S'y développe un management « clinique », dicté par les seules considérations financières, où les décisions prises en cénacle restreint tombent comme des oukases sur l'encadrement de proximité et le gros des troupes, dans lequel les salariés sont soumis – hormis les « hauts potentiels » – au régime maigre tandis que, sauf rares exceptions, leurs dirigeants s'enrichissent à coups de bonus et de stock-options. La gestion de l'emploi y est essentiellement arithmétique : les « ressources humaines » sont, en dépit des belles paroles, perçues plus comme un coût que comme un investissement et elles font les frais de la moindre difficulté conjoncturelle, voire, de plus en plus fréquemment, d'une stagnation ou d'un fléchissement du cours de Bourse.
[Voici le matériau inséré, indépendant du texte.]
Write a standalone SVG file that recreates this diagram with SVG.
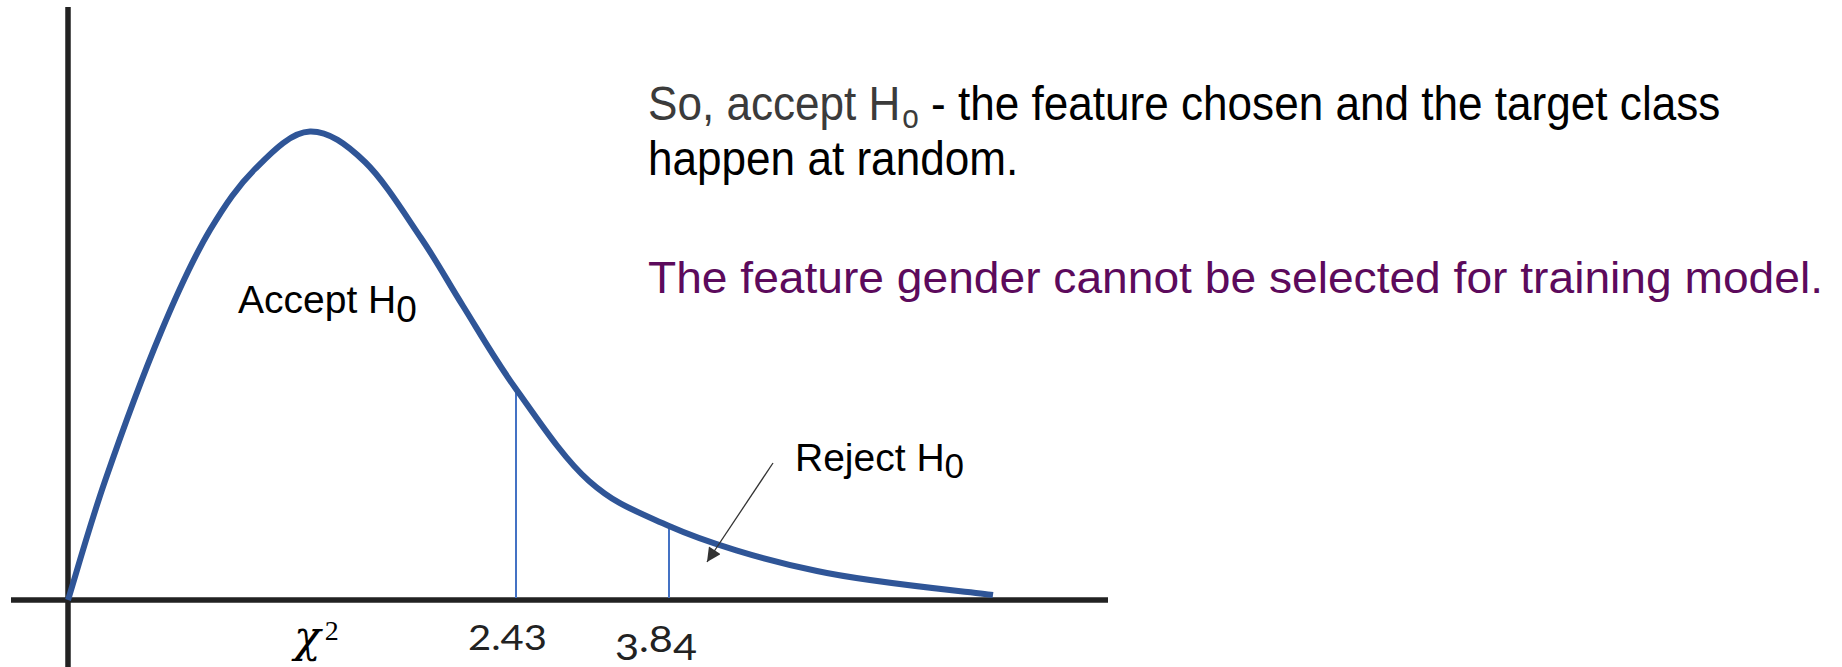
<svg xmlns="http://www.w3.org/2000/svg" width="1842" height="667" viewBox="0 0 1842 667">
<style>
.axis{stroke:#222;stroke-width:5.5;fill:none}
.curve{stroke:#2F5597;stroke-width:6;fill:none;stroke-linecap:butt;stroke-linejoin:round}
.crit{stroke:#4472C4;stroke-width:2;fill:none}
.lbl{font-family:"Liberation Sans","Noto Sans",sans-serif;fill:#000}
.num{font-family:"Lato","Liberation Sans",sans-serif;fill:#222}
.ptr{stroke:#333;stroke-width:1.3;fill:none}
</style>
<defs>
<marker id="ah" viewBox="0 0 10 10" refX="10" refY="5" markerWidth="15" markerHeight="14" markerUnits="userSpaceOnUse" orient="auto">
<path d="M0,0 L10,5 L0,10 z" fill="#333"/>
</marker>
</defs>
<rect width="1842" height="667" fill="#fff"/>
<g id="axes">
<line class="axis" x1="68" y1="7" x2="68" y2="667"/>
<line class="axis" x1="11" y1="600" x2="1108" y2="600"/>
</g>
<g id="critical-lines">
<line class="crit" x1="516" y1="389" x2="516" y2="598"/>
<line class="crit" x1="669" y1="524" x2="669" y2="598"/>
</g>
<g id="chi-curve">
<path class="curve" d="M68,600 C74.2,580.2 89.5,525.7 105,481 C120.5,436.3 143.5,373.8 161,332 C178.5,290.2 194.5,256 210,230 C226,203.5 238,186 255,169 C272,152 291,132 310,131.5 C328.7,131 346.5,144.25 365,162 C383.5,179.75 404.7,214 421,238 C437.3,262 447.2,280.8 463,306 C478.8,331.2 495,359.8 516,389 C537,418.2 563.5,458.5 589,481 C614.5,503.5 631,509 669,526 C705,542 763,560 817,571 C871,582.8 963.7,591 993,595"/>
</g>
<g id="connectors">
<line class="ptr" x1="773" y1="463" x2="707" y2="562" marker-end="url(#ah)"/>
</g>
<g id="accept-label">
<text class="lbl" x="238" y="313" font-size="39">Accept H<tspan dy="9" font-size="37">0</tspan></text>
</g>
<g id="reject-label">
<text class="lbl" x="795" y="471" font-size="39">Reject H<tspan dy="7" font-size="35">0</tspan></text>
</g>
<g id="x-labels">
<text x="294" y="652" font-family="'DejaVu Serif',serif" font-style="italic" font-size="44" fill="#000">χ<tspan dy="-12" dx="4" font-size="28" font-style="normal" font-family="'Liberation Serif',serif">2</tspan></text>
<text class="num" x="468" y="650" font-size="35" textLength="79" lengthAdjust="spacingAndGlyphs">2.43</text>
<text class="num" x="615" y="652" font-size="37" textLength="82" lengthAdjust="spacingAndGlyphs"><tspan dy="8">3</tspan><tspan dy="-8">.8</tspan><tspan dy="8">4</tspan></text>
</g>
<g id="conclusion">
<text class="lbl" transform="translate(648,120) scale(0.9,1)" x="0" y="0" font-size="49"><tspan style="fill:#3b3b3b">So, accept H</tspan><tspan dy="8" dx="2" font-size="33" style="fill:#3b3b3b">o</tspan><tspan dy="-8"> - the feature chosen and the target class</tspan></text>
<text class="lbl" transform="translate(648,175) scale(0.9,1)" x="0" y="0" font-size="49">happen at random.</text>
<text class="lbl" x="648" y="293" font-size="45" textLength="1175" lengthAdjust="spacingAndGlyphs" style="fill:#5C0A5C">The feature gender cannot be selected for training model.</text>
</g>
</svg>
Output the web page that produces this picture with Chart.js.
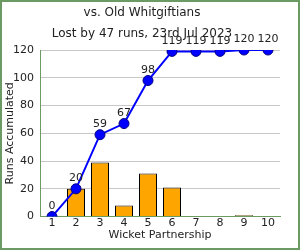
<!DOCTYPE html>
<html>
<head>
<meta charset="utf-8">
<script src="https://cdn.jsdelivr.net/npm/chart.js@4"></script>
<style>
    body { margin: 0; background: #fff; }
    #wrap { width: 300px; height: 250px; box-sizing: border-box; border: 2px solid #6b9a63; }
    canvas { display: block; }
</style>
</head>
<body>
<div id="wrap"><canvas id="chart" width="296" height="246"></canvas></div>
<script>
const partnerships = ['1', '2', '3', '4', '5', '6', '7', '8', '9', '10'];
const partnershipRuns = [0, 20, 39, 8, 31, 21, 0, 0, 1, 0];
const runsAccumulated = [0, 20, 59, 67, 98, 119, 119, 119, 120, 120];

const FONT = 'DejaVu Sans';

// draws the accumulated value above each point
const pointLabels = {
    id: 'pointLabels',
    afterDatasetsDraw(chart) {
        const ctx = chart.ctx;
        const meta = chart.getDatasetMeta(1);
        ctx.save();
        ctx.font = '11px "' + FONT + '"';
        ctx.fillStyle = '#222';
        ctx.textAlign = 'center';
        ctx.textBaseline = 'bottom';
        meta.data.forEach((pt, i) => {
            ctx.fillText(String(runsAccumulated[i]), pt.x, pt.y - 5);
        });
        ctx.restore();
    }
};

new Chart(document.getElementById('chart').getContext('2d'), {
    data: {
        labels: partnerships,
        datasets: [{
            type: 'bar',
            data: partnershipRuns,
            backgroundColor: '#ffa500',
            borderColor: '#000',
            borderWidth: 1,
            barPercentage: 0.75,
            categoryPercentage: 1,
            order: 2,
        }, {
            type: 'line',
            data: runsAccumulated,
            borderColor: '#0000ff',
            borderWidth: 2,
            pointRadius: 5,
            pointBackgroundColor: '#0000ff',
            pointBorderColor: '#000080',
            pointBorderWidth: 1,
            tension: 0,
            order: 1,
        }],
    },
    options: {
        responsive: false,
        animation: false,
        layout: { padding: { left: 2, right: 18, top: 0, bottom: 6 } },
        plugins: {
            legend: { display: false },
            tooltip: { enabled: false },
            title: {
                display: true,
                text: ['vs. Old Whitgiftians', 'Lost by 47 runs, 23rd Jul 2023'],
                color: '#222',
                font: { family: FONT, size: 12, weight: 'normal', lineHeight: 1.75 },
                padding: { top: 0, bottom: 6 },
            },
        },
        scales: {
            x: {
                offset: true,
                grid: { display: false, drawTicks: false },
                border: { color: '#6b9a63' },
                ticks: { color: '#222', font: { family: FONT, size: 11 }, padding: 0, maxRotation: 0 },
                title: {
                    display: true,
                    text: 'Wicket Partnership',
                    color: '#222',
                    font: { family: FONT, size: 11 },
                    padding: { top: -1, bottom: 0 },
                },
            },
            y: {
                min: 0,
                max: 120,
                afterFit(scale) { scale.width = 36; },
                ticks: { stepSize: 20, color: '#222', font: { family: FONT, size: 11 }, padding: 6 },
                grid: { color: '#c8c8c8', drawTicks: false },
                border: { color: '#6b9a63' },
                title: {
                    display: true,
                    text: 'Runs Accumulated',
                    color: '#222',
                    font: { family: FONT, size: 11 },
                    padding: 0,
                },
            },
        },
    },
    plugins: [pointLabels],
});
</script>
</body>
</html>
Ce capitalisme new-look est très largement responsable du désenchantement actuel des cadres et des salariés vis-à-vis de l'entreprise.

Familial, bénéficiant d'un actionnaire de référence ou d'un capital aux mains des salariés (à l'instar des Scop), l'autre capitalisme échappe au credo obsessionnel de la « création de valeur pour l'actionnaire ». Les success stories d'entreprises comme Bonduelle, Elior, Bénéteau, Manitou, Boiron, Fleury Michon, Chèque Déjeuner, Sodhexo et Armor Lux – pour ne citer qu'elles – montrent que ce modèle plus respectueux des hommes est loin d'être condamné par la mondialisation des échanges et la concurrence accrue qui en résulte. La société quimpéroise est l'archétype de cette alchimie qui réussit si bien à nombre de ces entreprises : des entrepreneurs ancrés dans leur territoire d'origine (en l'espèce, la Bretagne) et en relation étroite avec celui-ci, jouant la carte de l'innovation, d'une marque forte et de la qualité ; une transparence envers les salariés sur la stratégie poursuivie, l'environnement économique, les difficultés rencontrées et les risques pris ; un dialogue poussé avec des interlocuteurs syndicaux respectés ; une gestion de l'évolution des effectifs et des reconversions à froid, misant sur la mobilité interne pour préserver l'emploi de chacun ; la recherche d'une cohésion sociale forte (elle permettra notamment à Armor Lux d'obtenir de ses employés une baisse des salaires en contrepartie d'un accord Robien défensif et des 35 heures Aubry) et des sacrifices partagés par tous ; un investissement réel dans le développement durable et la responsabilité sociale de l'entreprise (Armor Lux fait ainsi réaliser des audits sociaux chez ses sous-traitants à l'étranger).

Une certitude : si la réussite économique n'est pas l'apanage de l'un ou de l'autre de ces deux modèles de capitalisme, seules les firmes « citoyennes » sont susceptibles de combler le fossé qui se creuse aujourd'hui entre les Français et l'entreprise.